Wednesday, 27 May 2015
Crimes against Humanity
Forget ISIS, forget Assad, forget Putin for that matter. The dictators, despots, fundamentalists and killers that grace the front pages of our newspapers are a side-show, a distraction from the greatest scourge of our time; addiction.
Recent statistics released by the journal Addiction in the 2014 Global statistics on addictive behaviours report illuminate the vast, worldwide scale of mankind’s subjugation by addictive substances and behaviours. It shows that five percent of the entire human race struggle with alcoholism (some 240 million people), and that a fifth of all human beings are addicted to tobacco. There are over a billion smokers on planet earth, each compelled by their addiction to inhale cancerous chemicals that will end their lives prematurely. In addition to this there are 180 million cannabis users. There are thought to be 150 million problem gamblers in the world and a far smaller number of people intravenously inject drugs (a mere 15 million).
These are conservative estimates, and they do not show the massive collateral damage that addiction does to the families and loved ones of addicts, whose lives are wrecked and whose own behaviours are distorted beyond recognition in order to cope with addiction in their lives.
The statistics do not show the suffering of entire societies in Central and South America, West Africa and South East Asia that have seen a bloody and fruitless war on drugs simply hand unaccountable power over to criminal elites. They do not show the millions of intelligent, industrious and productive people around the world who have been dragged through courts, prisons and recently in Indonesia, in front of firing squads as governments react in the only way they seem to know how to the challenge of addiction. The loss of potential to the human race of this disease is almost beyond the ability of anyone to calculate, but, like global warming, it seems to be an issue that the political classes of the world are constitutionally incapable of addressing. Our cautious, impotent and craven leaders, terrified of ill-informed howls of rage from newspaper columnists who feel qualified to hold forth on any and all moral panics, do nothing more than prohibit, punish and push away the problem. They do a very good job of mimicking the behaviours that are commonly found in homes where addiction rules the roost ‘don’t speak, don’t say, don’t challenge, don’t feel, don’t think, don’t admit’, in behaving in this way, the governments of the world aid addiction every single day.
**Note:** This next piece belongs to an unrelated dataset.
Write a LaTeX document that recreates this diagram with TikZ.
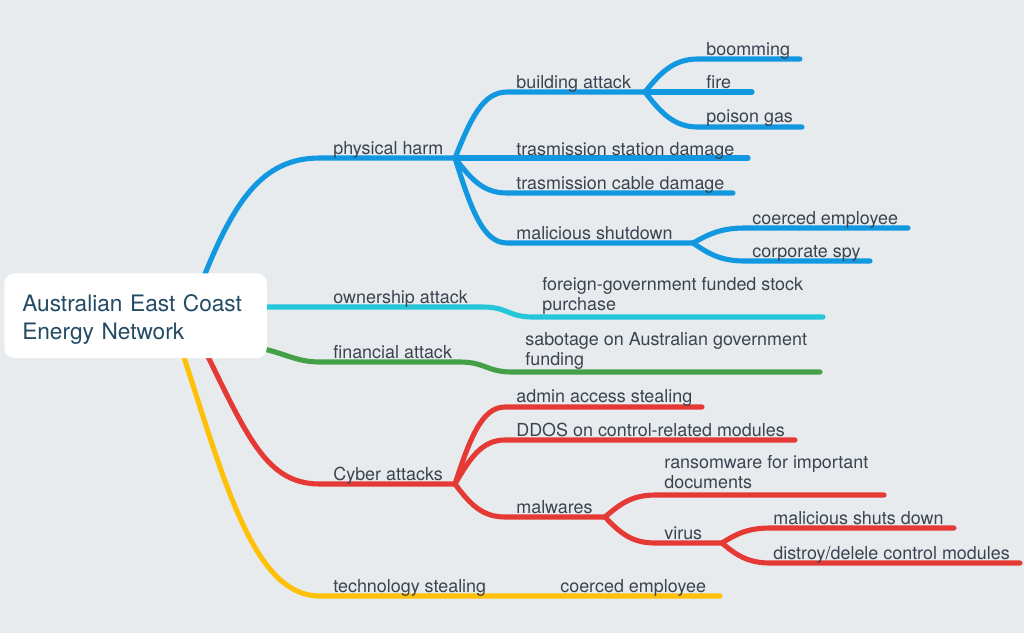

What, then, is to be done? The proponents of legalisation argue that controlling, taxing and licensing drug use is the only way to limit the harm it causes. Perhaps.
There is another solution to the problem of addiction, but one which lies far beyond the skill sets of our current leaders. It requires nothing short of an existential revolution, a reformation of meaning to take place across the world. Addiction is the practice of self-annihilation; it is the consumption of a substance or the engagement in a behaviour in order to flee from one’s self. Surely, by posing the question as to why so many millions of human beings wish to escape from the only life they have or will ever know, we can work towards, not only a solution to addiction but a solution to the problem of ‘human-ness’. Life never creates a crisis without also presenting the seeds of opportunity and in addiction lies a potential springboard to the future, its victims are so numerous they present a critical mass and if, together, they can speak with one voice and tell the rest of the world their experience, the results might just be revolutionary.